Nota também que o essencial de Couros ainda persiste, "apesar de algumas zonas deste complexo terem sido afectadas ou comprometidas por demolições ou intervenções descaracterizadoras”, de que dá como exemplos a recente construção do supermercado do Pingo Doce ou o “projecto de parqueamento automóvel de grande dimensão”, que implicará “fortes alterações no interior de todo um quarteirão situado em plena Zona Especial de Protecção do Centro Histórico-Património Mundial”, ao nível do subsolo, do edificado e da mancha verde existente, alertando que a concretização do projecto “poderá provocar a descontextualização, senão mesmo a destruição, de elementos com valor cultural e arqueológico”.
Por outro lado, o parecer nota que o projecto do parque de estacionamento contraria a lógica da “estratégia de reabilitação urbana para o mesmo território que se destaca pela concretização de projectos que demonstram uma especial preocupação em compatibilizar novos usos com o património existente, adequando escalas e tipo de intervenções, como por exemplo o caso da antiga fábrica Âncora reconvertida em Centro Ciência-Viva”.
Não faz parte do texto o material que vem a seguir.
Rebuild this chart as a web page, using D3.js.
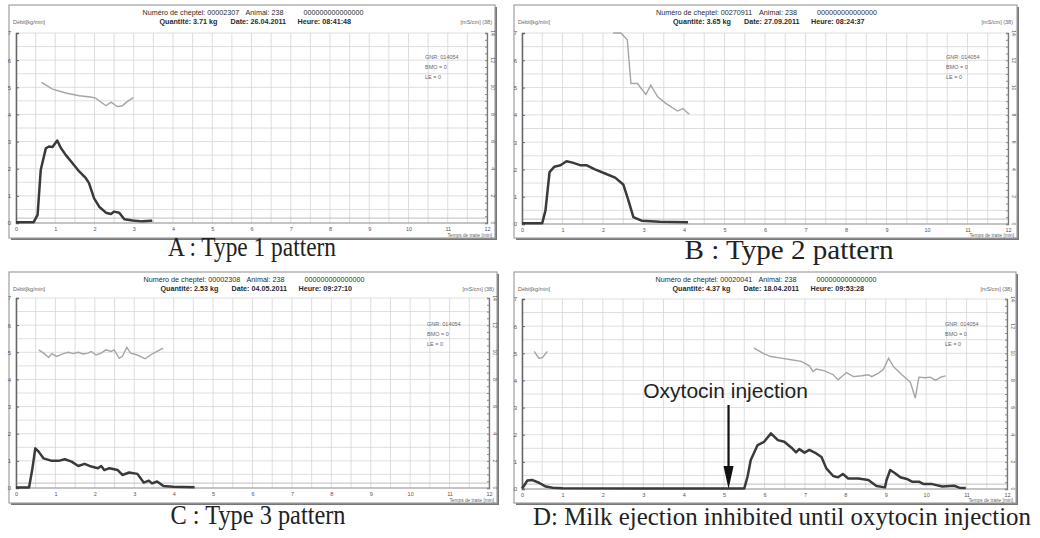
<!DOCTYPE html>
<html><head><meta charset="utf-8">
<script src="https://cdn.jsdelivr.net/npm/d3@7"></script>
<style>body{margin:0;background:#fff}</style>
</head><body><svg id="c" width="1040" height="538"></svg>
<script>
// ---------- DATA ----------
const captions = ["A : Type 1 pattern","B : Type 2 pattern","C : Type 3 pattern","D: Milk ejection inhibited until oxytocin injection"];
const herdNumbers = ["00002307","00270911","00002308","00020041"];
const quantities = ["3.71","3.65","2.53","4.37"];
const dates = ["26.04.2011","27.09.2011","04.05.2011","18.04.2011"];
const times = ["08:41:48","08:24:37","09:27:10","09:53:28"];
const xTicks = [0,1,2,3,4,5,6,7,8,9,10,11,12];
const yTicks = [0,1,2,3,4,5,6,7];
const rightTickLabels = ["0","2","4","6","8","10","12","14"];

// milk flow [min, kg/min]
const flowA = [[0,0.03],[0.45,0.03],[0.55,0.3],[0.63,1.95],[0.76,2.75],[0.84,2.82],[0.93,2.8],[1.05,3.04],[1.14,2.77],[1.27,2.5],[1.44,2.2],[1.61,1.9],[1.78,1.65],[1.86,1.47],[1.99,0.91],[2.12,0.6],[2.29,0.38],[2.42,0.33],[2.5,0.42],[2.63,0.38],[2.76,0.14],[2.97,0.09],[3.22,0.06],[3.44,0.08],[3.47,0.1]];
const flowB = [[0,0.03],[0.5,0.03],[0.58,0.5],[0.68,1.9],[0.8,2.1],[0.95,2.15],[1.1,2.3],[1.25,2.25],[1.45,2.15],[1.6,2.15],[1.8,2.0],[2.05,1.85],[2.3,1.7],[2.5,1.45],[2.62,0.9],[2.75,0.25],[2.95,0.12],[3.4,0.08],[4.1,0.06]];
const flowC = [[0,0.02],[0.33,0.02],[0.41,0.66],[0.49,1.46],[0.575,1.34],[0.7,1.09],[0.91,1.0],[1.08,1.0],[1.24,1.06],[1.41,0.97],[1.58,0.81],[1.74,0.89],[1.91,0.79],[2.08,0.73],[2.16,0.81],[2.24,0.66],[2.37,0.73],[2.58,0.66],[2.7,0.48],[2.87,0.57],[3.08,0.52],[3.24,0.2],[3.37,0.27],[3.45,0.17],[3.58,0.24],[3.74,0.07],[3.99,0.05],[4.24,0.04],[4.53,0.03]];
const flowD = [[0,0.02],[0.05,0.12],[0.13,0.31],[0.26,0.33],[0.42,0.23],[0.59,0.09],[0.76,0.05],[1.0,0.03],[3.0,0.02],[5.5,0.02],[5.58,0.45],[5.66,1.07],[5.83,1.62],[5.99,1.74],[6.16,2.05],[6.33,1.8],[6.49,1.74],[6.66,1.53],[6.78,1.35],[6.86,1.47],[6.99,1.34],[7.11,1.44],[7.28,1.31],[7.41,1.18],[7.53,0.76],[7.7,0.48],[7.82,0.43],[7.94,0.55],[8.07,0.39],[8.32,0.39],[8.57,0.33],[8.77,0.11],[8.98,0.06],[9.02,0.33],[9.11,0.7],[9.23,0.58],[9.36,0.43],[9.52,0.37],[9.65,0.27],[9.82,0.27],[9.94,0.18],[10.15,0.18],[10.4,0.09],[10.69,0.12],[10.82,0.05],[10.98,0.04]];

// conductivity trace, read in left-axis units
const condA = [[0.65,5.18],[0.93,4.93],[1.27,4.79],[1.61,4.69],[1.9,4.64],[2.03,4.6],[2.29,4.32],[2.42,4.45],[2.58,4.29],[2.71,4.32],[2.84,4.48],[2.99,4.62]];
const condB = [[2.25,7.0],[2.44,7.0],[2.6,6.75],[2.69,5.15],[2.85,5.15],[3.06,4.75],[3.18,5.09],[3.35,4.66],[3.55,4.42],[3.84,4.14],[3.97,4.23],[4.13,4.02]];
const condC = [[0.575,5.09],[0.7,4.97],[0.83,4.81],[0.91,4.95],[1.03,4.85],[1.2,4.95],[1.33,5.0],[1.45,4.95],[1.58,5.0],[1.7,4.94],[1.83,4.97],[1.91,5.03],[2.03,4.9],[2.16,4.97],[2.28,5.09],[2.41,5.03],[2.49,5.09],[2.62,4.78],[2.7,4.85],[2.81,5.18],[2.91,4.97],[3.08,4.9],[3.28,4.76],[3.41,4.9],[3.58,5.03],[3.73,5.15]];
const condD1 = [[0.3,5.07],[0.42,4.81],[0.51,4.85],[0.63,5.07]];
const condD2 = [[5.74,5.19],[5.99,4.98],[6.16,4.88],[6.41,4.82],[6.66,4.76],[6.91,4.7],[7.11,4.54],[7.2,4.33],[7.28,4.42],[7.49,4.35],[7.7,4.21],[7.82,4.02],[8.03,4.29],[8.2,4.14],[8.4,4.17],[8.57,4.21],[8.65,4.14],[8.82,4.27],[8.94,4.4],[9.07,4.82],[9.19,4.51],[9.4,4.21],[9.61,3.93],[9.73,3.35],[9.82,4.12],[9.98,4.1],[10.1,4.12],[10.23,4.0],[10.36,4.12],[10.48,4.17]];
const injectionTime = 5.11;

// ---------- LAYOUT ----------
const panels = [
  {box:[9,5,495,238], x0:16, x12:487, yZero:223, y7:33, flow:flowA, cond:[condA]},
  {box:[514,5,1017,238], x0:522, x12:1008, yZero:224, y7:33, flow:flowB, cond:[condB]},
  {box:[9,272,497,503], x0:16, x12:489, yZero:488, y7:298, flow:flowC, cond:[condC]},
  {box:[514,272,1016,503], x0:522, x12:1007, yZero:489, y7:299, flow:flowD, cond:[condD1,condD2]}
];
const captionPos = [[252,256],[789,259],[258,524],[782,525]];
const captionWidth = [168,209,175,498];
const captionSize = [27,27,27,25];

const svg = d3.select("#c");
const F = "'Liberation Sans', Arial, sans-serif";

panels.forEach((p,i)=>{
  const g = svg.append("g");
  const x = d3.scaleLinear().domain([0,12]).range([p.x0,p.x12]);
  const y = d3.scaleLinear().domain([0,7]).range([p.yZero,p.y7]);
  const [bx0,by0,bx1,by1] = p.box;
  // frame with shadow
  g.append("rect").attr("x",bx0+2).attr("y",by0+2).attr("width",bx1-bx0).attr("height",by1-by0).attr("fill","#777");
  g.append("rect").attr("x",bx0).attr("y",by0).attr("width",bx1-bx0).attr("height",by1-by0)
    .attr("fill","#fff").attr("stroke","#a0a0a0").attr("stroke-width",1.2);
  // grid
  const gx = d3.range(0,12.01,0.5), gy = d3.range(0,7.01,0.5);
  g.append("g").selectAll("line").data(gx).join("line")
    .attr("x1",d=>x(d)).attr("x2",d=>x(d)).attr("y1",y(0)).attr("y2",y(7))
    .attr("stroke","#d6d6d6").attr("stroke-width",0.8);
  g.append("g").selectAll("line").data(gy).join("line")
    .attr("x1",x(0)).attr("x2",x(12)).attr("y1",d=>y(d)).attr("y2",d=>y(d))
    .attr("stroke","#d6d6d6").attr("stroke-width",0.8);
  // threshold & zero line
  g.append("line").attr("x1",x(0)).attr("x2",x(12)).attr("y1",y(0.18)).attr("y2",y(0.18)).attr("stroke","#b0b0b0").attr("stroke-width",0.8);
  g.append("line").attr("x1",x(0)).attr("x2",x(12)).attr("y1",y(0)).attr("y2",y(0)).attr("stroke","#999").attr("stroke-width",1);
  // left axis
  const la = g.append("g").attr("transform",`translate(${x(0)},0)`)
    .call(d3.axisLeft(y).tickValues(yTicks).tickSize(-3).tickPadding(5).tickFormat(d3.format("d")));
  la.select(".domain").attr("stroke","#666").attr("stroke-width",1.5);
  la.selectAll(".tick line").attr("stroke","#666");
  la.selectAll("text").attr("font-family",F).attr("font-size",6).attr("fill","#555");
  // bottom labels
  const ba = g.append("g").attr("transform",`translate(0,${y(0)})`)
    .call(d3.axisBottom(x).tickValues(xTicks).tickSize(0).tickPadding(4).tickFormat(d3.format("d")));
  ba.select(".domain").remove();
  ba.selectAll("text").attr("font-family",F).attr("font-size",5.5).attr("fill","#555");
  // right axis
  const ra = g.append("g").attr("transform",`translate(${x(12)},0)`)
    .call(d3.axisRight(y).tickValues(d3.range(0,7.01,0.25)).tickSize(-2).tickFormat(""));
  ra.select(".domain").attr("stroke","#777").attr("stroke-width",1.3);
  ra.selectAll(".tick line").attr("stroke","#888");
  g.append("g").selectAll("text").data(rightTickLabels).join("text")
    .attr("transform",(d,k)=>`translate(${x(12)+4},${y(k)}) rotate(90)`)
    .attr("text-anchor","middle").attr("font-family",F).attr("font-size",5).attr("fill","#555").text(d=>d);
  // header
  const cx = (x(0)+x(12))/2;
  const t1 = by0+9.5, t2 = by0+18.5;
  const hdr = (tx,ty,s,bold)=>g.append("text").attr("x",tx).attr("y",ty).attr("font-family",F)
     .attr("font-size",7.2).attr("font-weight",bold?"bold":"normal").attr("fill","#2a2a2a").text(s);
  hdr(cx-109,t1,"Numéro de cheptel: "+herdNumbers[i],false);
  hdr(cx-6,t1,"Animal: 238",false);
  hdr(cx+52,t1,"000000000000000",false);
  hdr(cx-92,t2,"Quantité: "+quantities[i]+" kg",true);
  hdr(cx-21,t2,"Date: "+dates[i],true);
  hdr(cx+46,t2,"Heure: "+times[i],true);
  const small = (tx,ty,s,anchor,fs)=>g.append("text").attr("x",tx).attr("y",ty).attr("font-family",F)
     .attr("font-size",fs||5.5).attr("fill","#666").attr("text-anchor",anchor||"start").text(s);
  small(bx0+4,t2,"Débit[kg/min]");
  small(x(12)+5,t2,"[mS/cm] (38)","end");
  small(x(12)-62,by0+54,"GNR: 014054");
  small(x(12)-62,by0+64,"BMO = 0");
  small(x(12)-62,by0+74,"LE    = 0");
  small(bx1-3,by1-1.5,"Temps de traite [min]","end",4.8);
  // series
  const line = d3.line().x(d=>x(d[0])).y(d=>y(d[1])).curve(d3.curveLinear);
  p.cond.forEach(c=>g.append("path").attr("d",line(c)).attr("fill","none").attr("stroke","#a5a5a5").attr("stroke-width",1.4));
  g.append("path").attr("d",line(p.flow)).attr("fill","none").attr("stroke","#3a3a3a").attr("stroke-width",2.5).attr("stroke-linejoin","round");
  // caption
  svg.append("text").attr("x",captionPos[i][0]).attr("y",captionPos[i][1]).attr("text-anchor","middle")
    .attr("font-family","'Liberation Serif','Times New Roman',serif").attr("font-size",captionSize[i]).attr("fill","#222")
    .attr("textLength",captionWidth[i]).attr("lengthAdjust","spacingAndGlyphs").text(captions[i]);
  if(i===3){
    const ax = x(injectionTime);
    g.append("line").attr("x1",ax).attr("x2",ax).attr("y1",405).attr("y2",472).attr("stroke","#111").attr("stroke-width",2.2);
    g.append("path").attr("d",`M${ax-5},466 L${ax+5},466 L${ax},${y(0)} Z`).attr("fill","#111");
    g.append("text").attr("x",ax-3).attr("y",398).attr("text-anchor","middle").attr("font-family",F)
      .attr("font-size",21).attr("fill","#222").text("Oxytocin injection");
  }
});
</script></body></html>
Com base nestes argumentos, o ICOMOS-Portugal conclui, no único documento que o vincula, que a proposta do parque de estacionamento para a Caldeiroa, “como se apresenta” não é compatível com a proposta de extensão do espaço classificado como Património Mundial ao território de Couros, “nomeadamente por se incluir exactamente no perímetro da extensão que se está a propor classificar”.
Ora, não se percebe o que é que esta afirmação possa ter de controverso a ponto de provocar as reacções intempestivas a que assistimos. Ou será que alguém de boa fé e em uso pleno do seu juízo ousa admitir que o projecto de parque de estacionamento que foi gizado pelo Grupo Pitágoras para ocupar todo o miolo do quarteirão da Caldeiroa-Camões seja de tão extraordinária qualidade que aspire à intemporalidade instantânea e tenha mérito suficiente para que a UNESCO o classifique como Património Mundial? Não será excesso de atrevimento? E se descêssemos à terra?
Da leitura do parecer, não se entende a teimosia da Câmara Municipal de Guimarães, agora quebrada, em ocultá-lo aos cidadãos, especialmente em tempo tão sensível como os dias pré-eleitorais. Até porque bastaria fazer um compasso de espera para tomar uma decisão mais ponderada, em diálogo com todos os interessados, que podia passar por alterar o projecto (o que o parecer põe em causa é o projecto tal “como se apresenta”, abrindo espaço para a sua alteração, de modo a harmonizar-se com a candidatura a Património Mundial) ou, em alternativa, ponderar excluir a área onde o parque iria ser implantado do “perímetro da extensão que se está a propor classificar”.
No final, prevaleceu uma réstia de bom-senso e foi tornado público o parecer que tanta gente pedia. O que não se compreende é a razão que levou a Câmara a publicar, juntamente com o parecer do ICOMOS-Portugal, um outro parecer, produzido nos serviços municipais, que ninguém pediu e cuja leitura deveria fazer corar de vergonha quem o produziu e quem o recebeu.